THE son of an amputee, who was viciously assaulted, said today it was “absolutely disgusting” his father’s attacker was admonished.
Murray Dewar, of Hepburn Street, Dundee, struck Jack Wemyss, 83, on the head with a shopping basket at Tesco on Strathmartine Road last year.
The attack left Jack with a horrific eye injury and Dewar later pleaded guilty to the incident.
After considering Dewar’s behaviour since the attack, Sheriff Alistair Carmichael admonished the 45-year-old today at Dundee Sheriff Court.
After the sentence was delivered, Jack’s son Peter made an emotional outburst in court branding it a “shameful” decision.
Speaking to the Tele, he described it “absolute disgusting” and now plans to lodge a complaint with the Crown Office.
Peter said: “The decision made was unbelievable. Any decent human being would be outraged by this. He’s a double amputee who is defenceless to the point of being helpless.
“I’ve spoken to charities and other people who have said the accused should have been charged with aggravated assault with a weapon — he smashed a wire shopping basket in my father’s face.
“This has changed my father’s life forever. He had a hard enough existence as it was; he’s a double amputee and lives alone. This has destroyed his confidence. He’s scared to go out now and he has depression, which I think is a direct result of this.
“He feels like he’s been abandoned by the judicial system. He said to me, ‘I feel like a worthless old man in a wheelchair, and society has just washed its hands of me’.
“I’m shocked, outraged, despondent and disgusted. I thought common sense would have prevailed and he would have been given community service and given a face-to-face apology.”
Jack, of Coldside, said he found the verdict “very hard to accept” and added: “It’s disgraceful really. I’ve had phone calls this morning, even from the police, saying that they can’t understand it. I feel terrible. I’ve got to go and get an eye test because I think it’s affected my vision. I don’t read as well as I did before this.
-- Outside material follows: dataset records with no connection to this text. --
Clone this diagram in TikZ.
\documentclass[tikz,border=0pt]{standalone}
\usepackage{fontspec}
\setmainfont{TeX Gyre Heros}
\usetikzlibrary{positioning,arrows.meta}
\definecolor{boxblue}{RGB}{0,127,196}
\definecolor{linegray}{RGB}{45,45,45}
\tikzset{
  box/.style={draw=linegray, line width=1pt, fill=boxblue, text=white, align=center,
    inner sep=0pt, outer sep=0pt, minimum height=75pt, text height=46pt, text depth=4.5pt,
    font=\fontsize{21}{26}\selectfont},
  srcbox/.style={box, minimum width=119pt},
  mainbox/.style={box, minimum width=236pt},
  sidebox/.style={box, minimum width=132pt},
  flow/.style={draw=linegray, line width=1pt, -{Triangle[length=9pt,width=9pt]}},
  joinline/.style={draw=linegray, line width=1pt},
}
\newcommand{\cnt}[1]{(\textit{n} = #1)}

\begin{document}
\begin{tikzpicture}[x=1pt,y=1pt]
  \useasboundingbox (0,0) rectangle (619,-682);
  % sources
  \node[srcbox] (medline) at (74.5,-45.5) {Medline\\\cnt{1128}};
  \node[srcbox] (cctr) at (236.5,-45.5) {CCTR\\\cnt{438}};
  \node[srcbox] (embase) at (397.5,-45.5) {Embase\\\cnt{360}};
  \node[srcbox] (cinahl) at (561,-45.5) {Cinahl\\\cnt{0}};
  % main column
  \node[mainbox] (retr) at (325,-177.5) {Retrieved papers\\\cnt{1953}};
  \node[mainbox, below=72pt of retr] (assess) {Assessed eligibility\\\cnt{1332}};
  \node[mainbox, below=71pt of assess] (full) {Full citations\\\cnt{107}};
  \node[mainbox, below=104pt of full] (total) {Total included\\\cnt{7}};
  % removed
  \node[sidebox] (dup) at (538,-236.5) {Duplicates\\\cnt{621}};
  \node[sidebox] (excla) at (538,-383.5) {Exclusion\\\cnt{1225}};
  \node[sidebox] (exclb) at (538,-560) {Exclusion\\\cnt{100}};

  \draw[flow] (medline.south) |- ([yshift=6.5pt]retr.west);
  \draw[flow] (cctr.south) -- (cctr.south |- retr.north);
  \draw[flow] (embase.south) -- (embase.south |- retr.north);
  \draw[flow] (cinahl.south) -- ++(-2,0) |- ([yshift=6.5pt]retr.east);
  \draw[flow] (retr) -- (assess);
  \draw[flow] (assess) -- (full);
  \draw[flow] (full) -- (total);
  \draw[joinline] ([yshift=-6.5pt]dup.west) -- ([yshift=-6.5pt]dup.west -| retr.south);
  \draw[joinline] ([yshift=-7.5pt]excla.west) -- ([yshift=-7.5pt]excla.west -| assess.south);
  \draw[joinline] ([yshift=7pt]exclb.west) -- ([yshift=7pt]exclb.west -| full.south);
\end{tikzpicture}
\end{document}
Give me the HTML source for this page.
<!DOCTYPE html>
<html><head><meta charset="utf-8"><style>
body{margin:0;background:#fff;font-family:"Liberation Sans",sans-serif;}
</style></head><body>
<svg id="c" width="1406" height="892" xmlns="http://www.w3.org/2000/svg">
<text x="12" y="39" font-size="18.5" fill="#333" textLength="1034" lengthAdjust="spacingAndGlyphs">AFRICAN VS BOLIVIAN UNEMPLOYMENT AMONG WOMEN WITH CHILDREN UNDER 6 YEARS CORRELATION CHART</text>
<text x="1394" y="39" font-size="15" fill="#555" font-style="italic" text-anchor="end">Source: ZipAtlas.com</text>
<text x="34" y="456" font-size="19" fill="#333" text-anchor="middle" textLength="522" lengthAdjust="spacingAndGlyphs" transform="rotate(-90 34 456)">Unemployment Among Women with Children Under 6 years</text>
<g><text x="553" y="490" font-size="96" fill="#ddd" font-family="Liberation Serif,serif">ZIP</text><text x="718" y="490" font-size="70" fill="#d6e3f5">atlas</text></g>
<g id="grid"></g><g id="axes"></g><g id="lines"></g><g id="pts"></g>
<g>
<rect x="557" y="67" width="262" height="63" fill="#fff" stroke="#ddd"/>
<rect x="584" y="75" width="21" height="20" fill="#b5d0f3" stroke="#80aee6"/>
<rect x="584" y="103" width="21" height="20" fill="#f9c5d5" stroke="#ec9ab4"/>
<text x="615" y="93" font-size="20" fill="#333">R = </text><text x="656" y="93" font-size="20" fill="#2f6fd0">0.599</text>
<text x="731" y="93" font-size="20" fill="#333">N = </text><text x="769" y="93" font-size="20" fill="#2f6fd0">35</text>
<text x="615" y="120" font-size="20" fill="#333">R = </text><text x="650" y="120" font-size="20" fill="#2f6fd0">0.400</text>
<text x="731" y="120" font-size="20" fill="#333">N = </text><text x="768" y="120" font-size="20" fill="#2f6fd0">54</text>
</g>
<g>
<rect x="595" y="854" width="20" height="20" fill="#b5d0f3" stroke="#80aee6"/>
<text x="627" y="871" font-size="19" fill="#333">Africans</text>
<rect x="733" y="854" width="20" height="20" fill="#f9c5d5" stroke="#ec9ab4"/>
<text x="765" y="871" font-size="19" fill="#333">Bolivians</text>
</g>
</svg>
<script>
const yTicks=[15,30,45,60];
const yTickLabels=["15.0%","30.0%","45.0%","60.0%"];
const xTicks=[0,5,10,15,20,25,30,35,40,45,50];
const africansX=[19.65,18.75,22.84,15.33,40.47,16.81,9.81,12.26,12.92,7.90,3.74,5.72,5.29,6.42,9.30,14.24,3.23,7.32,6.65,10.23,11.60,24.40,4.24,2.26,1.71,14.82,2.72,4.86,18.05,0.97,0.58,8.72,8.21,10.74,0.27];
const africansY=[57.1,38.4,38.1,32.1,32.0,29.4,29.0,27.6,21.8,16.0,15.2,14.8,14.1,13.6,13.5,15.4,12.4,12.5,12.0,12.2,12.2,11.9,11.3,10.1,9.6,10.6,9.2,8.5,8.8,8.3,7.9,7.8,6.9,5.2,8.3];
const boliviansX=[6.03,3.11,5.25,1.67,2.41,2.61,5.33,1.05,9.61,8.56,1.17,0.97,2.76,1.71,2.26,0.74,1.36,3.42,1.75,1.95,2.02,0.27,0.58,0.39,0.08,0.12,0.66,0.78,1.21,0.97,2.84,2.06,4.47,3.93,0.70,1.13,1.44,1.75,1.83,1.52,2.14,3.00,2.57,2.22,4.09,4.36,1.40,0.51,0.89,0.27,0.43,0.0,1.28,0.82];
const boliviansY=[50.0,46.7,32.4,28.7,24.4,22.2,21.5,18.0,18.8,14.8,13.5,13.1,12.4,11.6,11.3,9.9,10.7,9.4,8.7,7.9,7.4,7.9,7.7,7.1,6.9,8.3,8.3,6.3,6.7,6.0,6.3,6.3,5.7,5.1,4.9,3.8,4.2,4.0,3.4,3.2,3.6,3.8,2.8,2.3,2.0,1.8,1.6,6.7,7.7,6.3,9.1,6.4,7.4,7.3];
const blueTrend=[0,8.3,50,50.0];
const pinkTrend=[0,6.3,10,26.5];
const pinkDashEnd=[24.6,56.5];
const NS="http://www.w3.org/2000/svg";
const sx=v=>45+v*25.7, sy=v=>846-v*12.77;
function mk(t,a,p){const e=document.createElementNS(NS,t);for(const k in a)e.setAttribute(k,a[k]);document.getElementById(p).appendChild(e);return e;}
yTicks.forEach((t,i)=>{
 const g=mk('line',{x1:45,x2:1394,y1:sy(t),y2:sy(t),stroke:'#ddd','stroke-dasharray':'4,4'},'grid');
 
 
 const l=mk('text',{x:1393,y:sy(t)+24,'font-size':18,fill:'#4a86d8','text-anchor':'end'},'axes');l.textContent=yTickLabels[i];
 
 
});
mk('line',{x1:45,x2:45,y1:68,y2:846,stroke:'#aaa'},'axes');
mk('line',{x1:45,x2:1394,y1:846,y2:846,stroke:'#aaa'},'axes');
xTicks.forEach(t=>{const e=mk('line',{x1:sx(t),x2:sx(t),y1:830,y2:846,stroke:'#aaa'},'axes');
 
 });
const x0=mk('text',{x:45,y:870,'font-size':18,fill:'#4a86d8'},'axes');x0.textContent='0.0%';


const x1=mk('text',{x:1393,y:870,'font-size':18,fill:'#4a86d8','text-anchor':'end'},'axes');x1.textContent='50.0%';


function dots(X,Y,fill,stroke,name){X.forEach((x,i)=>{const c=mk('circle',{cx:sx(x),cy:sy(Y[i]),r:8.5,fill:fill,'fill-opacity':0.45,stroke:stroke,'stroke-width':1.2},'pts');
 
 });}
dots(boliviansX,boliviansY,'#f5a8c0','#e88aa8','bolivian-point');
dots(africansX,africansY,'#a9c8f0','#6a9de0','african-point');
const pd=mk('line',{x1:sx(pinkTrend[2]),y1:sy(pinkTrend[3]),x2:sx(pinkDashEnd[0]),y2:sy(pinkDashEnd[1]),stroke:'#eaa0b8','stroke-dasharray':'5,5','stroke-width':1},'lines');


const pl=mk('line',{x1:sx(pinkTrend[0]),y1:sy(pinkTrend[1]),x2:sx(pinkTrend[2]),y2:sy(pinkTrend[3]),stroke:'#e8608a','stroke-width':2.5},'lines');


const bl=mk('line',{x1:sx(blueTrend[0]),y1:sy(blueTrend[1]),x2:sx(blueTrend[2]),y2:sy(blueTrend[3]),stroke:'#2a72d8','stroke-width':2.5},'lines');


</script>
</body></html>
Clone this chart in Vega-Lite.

“I don’t seem to sleep at nights now either. The people I know from the complex I go to have said they’ve noticed a difference in me since it happened.
“I find this very hard to accept. He should at least have been fined though. Justice hasn’t been done. He dropped the basket and ran out of the door after he hit me — that’s a sign of guilt.
“I’m just going to try and get on with things as best as I can, but with having both my legs removed I’m in a bad enough state as it is.
“I don’t wish any harm to the man though.
“I even said a prayer for him at church the other night.”